Walk to the highest hill you can see. Climb until you get to the top. Sweat, crawl, scramble, and drag yourself until you can go no higher. It felt good at first, didn’t it? Succeeding in challenging goals often feels like conquering Mt Everest. Good job, you earned it!

But what then? You can’t climb higher on this hill. None of the tools that got you here can take you higher. You can try to crawl harder than you ever have, or scramble or drag yourself, but the fact of the matter is you are at the top of this hill. This hill has nowhere higher to go, and stagnation feels like failure.

So what now? It’s scary to think of leaving this hill. You would have to climb down. Give up some of the comfortable view you have. You’d have to learn new things. Going out and finding a new hill might mean your old tricks don’t help there. You have to start all over again. There is good news though. There’s hills out there much higher than the first one you found. They dwarf it. It’s fine that the first one was the highest point you’d ever seen, but that doesn’t mean it’s the best you achieve. There is a ceiling to what your best can accomplish on this hill.
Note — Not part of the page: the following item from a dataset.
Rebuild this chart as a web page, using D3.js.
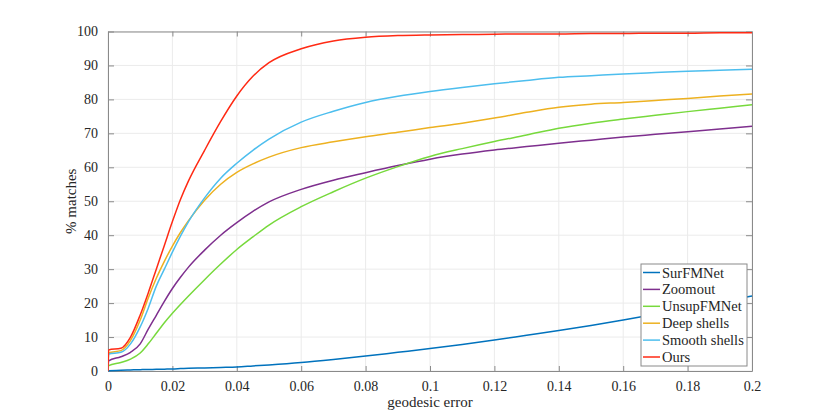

And your best can take you much higher in other places.

So much of life is like this. Your best effort can’t change what’s possible on this hill. It doesn’t matter how much you sweat, how many books you read, how many new tricks you try to learn. This hill has nothing more to offer you. Go find a new hill.

This was brutally hard for me to learn. I created a cushy spot in a small company. I was a big fish in a small pond. I had influence, allies, control, respect….and nowhere left to grow into. This happens with relationships too. You can refine and learn and improve and grow into the full potential of the hill, but you cannot change how tall the hill is. Some are taller than others, and if you’re driving yourself insane because your best isn’t making things better, then this post is for you.

If you’ve done everything you can think of, if you’ve given your best effort over and over again and all of the hard work you do does not take you any higher, trying to work harder or blame yourself isn’t going to help. You need to find a new hill. It will suck at first because you’ll have to start over, but do you remember how good progress feels? To learn and develop mastery at a new game and struggle and overcome and develop yourself and achieve new heights that were inaccessible before?

This is not your ceiling, it is just the ceiling of the hill where you stand now. Don’t give up and don’t settle and don’t think that you’re broken because your best is not taking you higher. Take your best and use it to climb a higher mountain. There is so much more for you to see, and I promise climbing a higher mountain feels better than stagnation on a small hill.

Further Reading: If this post resonated with you, I think you’d get a lot out of Who Moved My Cheese? by Spencer Johnson. It helped me rethink my resistance to change and understand letting go of old hills frees you up for better ones. It’s very human to resist change, but we both know there’s higher mountains out there. Let’s go find them.